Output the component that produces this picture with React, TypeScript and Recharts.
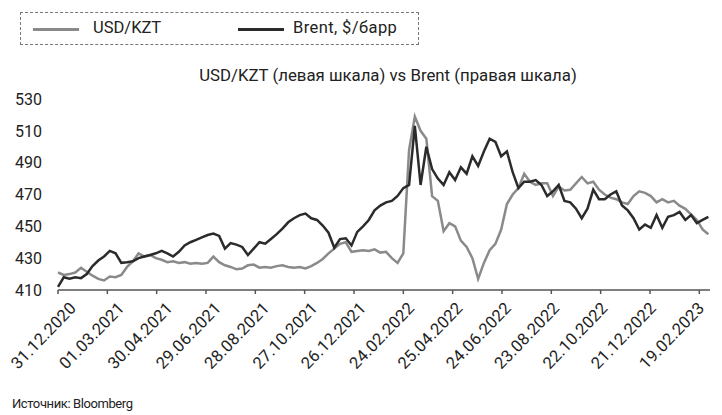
import React from 'react';
import { LineChart, Line, XAxis, YAxis } from 'recharts';

// USD/KZT weekly, left scale
const usdKzt = [
  421, 419.5, 420, 421, 424, 421.5, 419, 417, 416, 418.5,
  418, 419.5, 424.5, 428, 433, 431, 432, 430, 429, 427.5,
  428, 427, 427.5, 426.5, 427, 426.5, 427, 431, 427.5, 425.5,
  424.5, 423, 423.5, 425.5, 426, 424, 424.5, 424, 425, 425.5,
  424.5, 424, 424.5, 423.5, 425, 427, 429.5, 433, 436, 439,
  440, 434, 434.5, 435, 434.5, 435.5, 433.5, 434, 430, 427,
  433, 498, 519, 510, 505, 469, 466, 447, 452, 450,
  441, 437, 430, 417, 427, 435, 439, 448, 464, 470,
  474, 483, 478, 476, 477, 477, 469, 475, 472.5, 473,
  477, 481, 477, 478, 473, 470, 468, 467, 465, 464,
  469, 472, 471, 469, 465, 467, 465, 466, 463, 461,
  457.5, 454, 448, 445,
];

// Brent, $/барр weekly, right scale
const brent = [
  51.5, 56, 55.3, 56, 55.6, 57.5, 61.3, 63.9, 65.8, 68.4,
  67.3, 62.8, 63.1, 63.5, 65, 65.8, 66.5, 67.3, 68.4, 67.3,
  65.8, 68, 71, 72.5, 73.6, 74.8, 75.9, 76.6, 75.5, 69.5,
  72.1, 71.4, 70.3, 66.5, 69.5, 72.5, 71.8, 74, 76.3, 78.9,
  81.9, 83.8, 85.3, 86, 83.8, 83, 80.4, 77, 69.9, 74,
  74.4, 71, 77.4, 80, 83, 87.5, 89.8, 91.3, 92, 94.3,
  98, 99.5, 127.3, 99.5, 117.5, 107, 102.5, 99.5, 105.5, 101.8,
  107.8, 104.8, 113, 108.5, 115.3, 121.3, 119.8, 113, 115.3, 105.5,
  98, 101, 101, 101.8, 99.5, 94.3, 96.5, 99.5, 92, 91.3,
  88.3, 83.8, 88.3, 97.3, 92.8, 92.8, 95, 96.5, 89.8, 87.5,
  83.8, 78.5, 80.8, 79.3, 85.3, 79.3, 84.5, 85.3, 86.8, 83,
  85.3, 81.5, 83, 84.5,
];

const xTicks = [0, 60, 120, 180, 240, 300, 360, 420, 480, 540, 600, 660, 720, 780];
const yTicks = [410, 430, 450, 470, 490, 510, 530];

const START = Date.UTC(2020, 11, 31);
const DAY = 86400000;

const data = usdKzt.map((v, i) => ({ day: i * 7, usdKzt: v, brent: brent[i] }));

const fmtDate = (d: number) => {
  const dt = new Date(START + d * DAY);
  const dd = String(dt.getUTCDate()).padStart(2, '0');
  const mm = String(dt.getUTCMonth() + 1).padStart(2, '0');
  return `${dd}.${mm}.${dt.getUTCFullYear()}`;
};

const FONT = 'Roboto, "Noto Sans", sans-serif';

// labels drift slightly left of their ticks towards the right end, like the original
const DateTick = ({ x, y, payload }: any) => {
  const k = payload.value / 60;
  const ax = x + 19 - k;
  const ay = y + 13;
  return (
    <text
      x={ax}
      y={ay}
      transform={`rotate(-46, ${ax}, ${ay})`}
      textAnchor="end"
      fill="#222"
      fontSize={16.5}
      letterSpacing={0.2}
      fontFamily={FONT}
    >
      {fmtDate(payload.value)}
    </text>
  );
};

export default function App() {
  return (
    <div style={{ position: 'fixed', left: 0, top: 0, width: 722, height: 415, background: '#fff', fontFamily: FONT, color: '#222' }}>
      <div style={{ position: 'absolute', left: 20, top: 12, width: 397, height: 31, border: '1px dashed #777' }}>
        <div style={{ position: 'absolute', left: 12, top: 15, width: 46, height: 3, background: '#8a8a8a' }} />
        <div style={{ position: 'absolute', left: 72, top: 5, fontSize: 16.5, lineHeight: '20px' }}>USD/KZT</div>
        <div style={{ position: 'absolute', left: 217, top: 15, width: 46, height: 3, background: '#2b2b2b' }} />
        <div style={{ position: 'absolute', left: 272, top: 5, fontSize: 16.5, lineHeight: '20px', letterSpacing: 0.4 }}>Brent, $/барр</div>
      </div>
      <div style={{ position: 'absolute', left: 388, top: 65, transform: 'translateX(-50%)', whiteSpace: 'nowrap', fontSize: 16.8, lineHeight: '20px' }}>
        USD/KZT (левая шкала) vs Brent (правая шкала)
      </div>
      <div style={{ position: 'absolute', left: 0, top: 0 }}>
        <LineChart width={722} height={415} data={data} margin={{ top: 99, right: 12, bottom: 45, left: 0 }}>
          <XAxis
            dataKey="day"
            type="number"
            domain={[0, 793]}
            ticks={xTicks}
            interval={0}
            tick={<DateTick />}
            tickSize={4}
            height={80}
            axisLine={{ stroke: '#555', strokeWidth: 1.5 }}
            tickLine={{ stroke: '#555', strokeWidth: 1.5 }}
            yAxisId="left"
          />
          <YAxis
            yAxisId="left"
            domain={[410, 530]}
            ticks={yTicks}
            interval={0}
            width={58}
            axisLine={false}
            tickLine={false}
            tickMargin={10}
            tick={{ fill: '#222', fontSize: 16, fontFamily: FONT }}
          />
          <YAxis yAxisId="right" orientation="right" hide domain={[50, 140]} />
          <Line
            yAxisId="left"
            dataKey="usdKzt"
            type="linear"
            stroke="#8a8a8a"
            strokeWidth={2.5}
            dot={false}
            isAnimationActive={false}
          />
          <Line
            yAxisId="right"
            dataKey="brent"
            type="linear"
            stroke="#2b2b2b"
            strokeWidth={2.5}
            dot={false}
            isAnimationActive={false}
          />
        </LineChart>
      </div>
      <div style={{ position: 'absolute', left: 12, top: 395, fontSize: 13, lineHeight: '18px', letterSpacing: -0.4 }}>Источник: Bloomberg</div>
    </div>
  );
}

## What to produce:
Each line above is to be copied verbatim. Drop any image from the copy.

## Answer for the task:
Output the component that produces this picture with React, TypeScript and Recharts.
import React from 'react';
import { LineChart, Line, XAxis, YAxis } from 'recharts';

// USD/KZT weekly, left scale
const usdKzt = [
  421, 419.5, 420, 421, 424, 421.5, 419, 417, 416, 418.5,
  418, 419.5, 424.5, 428, 433, 431, 432, 430, 429, 427.5,
  428, 427, 427.5, 426.5, 427, 426.5, 427, 431, 427.5, 425.5,
  424.5, 423, 423.5, 425.5, 426, 424, 424.5, 424, 425, 425.5,
  424.5, 424, 424.5, 423.5, 425, 427, 429.5, 433, 436, 439,
  440, 434, 434.5, 435, 434.5, 435.5, 433.5, 434, 430, 427,
  433, 498, 519, 510, 505, 469, 466, 447, 452, 450,
  441, 437, 430, 417, 427, 435, 439, 448, 464, 470,
  474, 483, 478, 476, 477, 477, 469, 475, 472.5, 473,
  477, 481, 477, 478, 473, 470, 468, 467, 465, 464,
  469, 472, 471, 469, 465, 467, 465, 466, 463, 461,
  457.5, 454, 448, 445,
];

// Brent, $/барр weekly, right scale
const brent = [
  51.5, 56, 55.3, 56, 55.6, 57.5, 61.3, 63.9, 65.8, 68.4,
  67.3, 62.8, 63.1, 63.5, 65, 65.8, 66.5, 67.3, 68.4, 67.3,
  65.8, 68, 71, 72.5, 73.6, 74.8, 75.9, 76.6, 75.5, 69.5,
  72.1, 71.4, 70.3, 66.5, 69.5, 72.5, 71.8, 74, 76.3, 78.9,
  81.9, 83.8, 85.3, 86, 83.8, 83, 80.4, 77, 69.9, 74,
  74.4, 71, 77.4, 80, 83, 87.5, 89.8, 91.3, 92, 94.3,
  98, 99.5, 127.3, 99.5, 117.5, 107, 102.5, 99.5, 105.5, 101.8,
  107.8, 104.8, 113, 108.5, 115.3, 121.3, 119.8, 113, 115.3, 105.5,
  98, 101, 101, 101.8, 99.5, 94.3, 96.5, 99.5, 92, 91.3,
  88.3, 83.8, 88.3, 97.3, 92.8, 92.8, 95, 96.5, 89.8, 87.5,
  83.8, 78.5, 80.8, 79.3, 85.3, 79.3, 84.5, 85.3, 86.8, 83,
  85.3, 81.5, 83, 84.5,
];

const xTicks = [0, 60, 120, 180, 240, 300, 360, 420, 480, 540, 600, 660, 720, 780];
const yTicks = [410, 430, 450, 470, 490, 510, 530];

const START = Date.UTC(2020, 11, 31);
const DAY = 86400000;

const data = usdKzt.map((v, i) => ({ day: i * 7, usdKzt: v, brent: brent[i] }));

const fmtDate = (d: number) => {
  const dt = new Date(START + d * DAY);
  const dd = String(dt.getUTCDate()).padStart(2, '0');
  const mm = String(dt.getUTCMonth() + 1).padStart(2, '0');
  return `${dd}.${mm}.${dt.getUTCFullYear()}`;
};

const FONT = 'Roboto, "Noto Sans", sans-serif';

// labels drift slightly left of their ticks towards the right end, like the original
const DateTick = ({ x, y, payload }: any) => {
  const k = payload.value / 60;
  const ax = x + 19 - k;
  const ay = y + 13;
  return (
    <text
      x={ax}
      y={ay}
      transform={`rotate(-46, ${ax}, ${ay})`}
      textAnchor="end"
      fill="#222"
      fontSize={16.5}
      letterSpacing={0.2}
      fontFamily={FONT}
    >
      {fmtDate(payload.value)}
    </text>
  );
};

export default function App() {
  return (
    <div style={{ position: 'fixed', left: 0, top: 0, width: 722, height: 415, background: '#fff', fontFamily: FONT, color: '#222' }}>
      <div style={{ position: 'absolute', left: 20, top: 12, width: 397, height: 31, border: '1px dashed #777' }}>
        <div style={{ position: 'absolute', left: 12, top: 15, width: 46, height: 3, background: '#8a8a8a' }} />
        <div style={{ position: 'absolute', left: 72, top: 5, fontSize: 16.5, lineHeight: '20px' }}>USD/KZT</div>
        <div style={{ position: 'absolute', left: 217, top: 15, width: 46, height: 3, background: '#2b2b2b' }} />
        <div style={{ position: 'absolute', left: 272, top: 5, fontSize: 16.5, lineHeight: '20px', letterSpacing: 0.4 }}>Brent, $/барр</div>
      </div>
      <div style={{ position: 'absolute', left: 388, top: 65, transform: 'translateX(-50%)', whiteSpace: 'nowrap', fontSize: 16.8, lineHeight: '20px' }}>
        USD/KZT (левая шкала) vs Brent (правая шкала)
      </div>
      <div style={{ position: 'absolute', left: 0, top: 0 }}>
        <LineChart width={722} height={415} data={data} margin={{ top: 99, right: 12, bottom: 45, left: 0 }}>
          <XAxis
            dataKey="day"
            type="number"
            domain={[0, 793]}
            ticks={xTicks}
            interval={0}
            tick={<DateTick />}
            tickSize={4}
            height={80}
            axisLine={{ stroke: '#555', strokeWidth: 1.5 }}
            tickLine={{ stroke: '#555', strokeWidth: 1.5 }}
            yAxisId="left"
          />
          <YAxis
            yAxisId="left"
            domain={[410, 530]}
            ticks={yTicks}
            interval={0}
            width={58}
            axisLine={false}
            tickLine={false}
            tickMargin={10}
            tick={{ fill: '#222', fontSize: 16, fontFamily: FONT }}
          />
          <YAxis yAxisId="right" orientation="right" hide domain={[50, 140]} />
          <Line
            yAxisId="left"
            dataKey="usdKzt"
            type="linear"
            stroke="#8a8a8a"
            strokeWidth={2.5}
            dot={false}
            isAnimationActive={false}
          />
          <Line
            yAxisId="right"
            dataKey="brent"
            type="linear"
            stroke="#2b2b2b"
            strokeWidth={2.5}
            dot={false}
            isAnimationActive={false}
          />
        </LineChart>
      </div>
      <div style={{ position: 'absolute', left: 12, top: 395, fontSize: 13, lineHeight: '18px', letterSpacing: -0.4 }}>Источник: Bloomberg</div>
    </div>
  );
}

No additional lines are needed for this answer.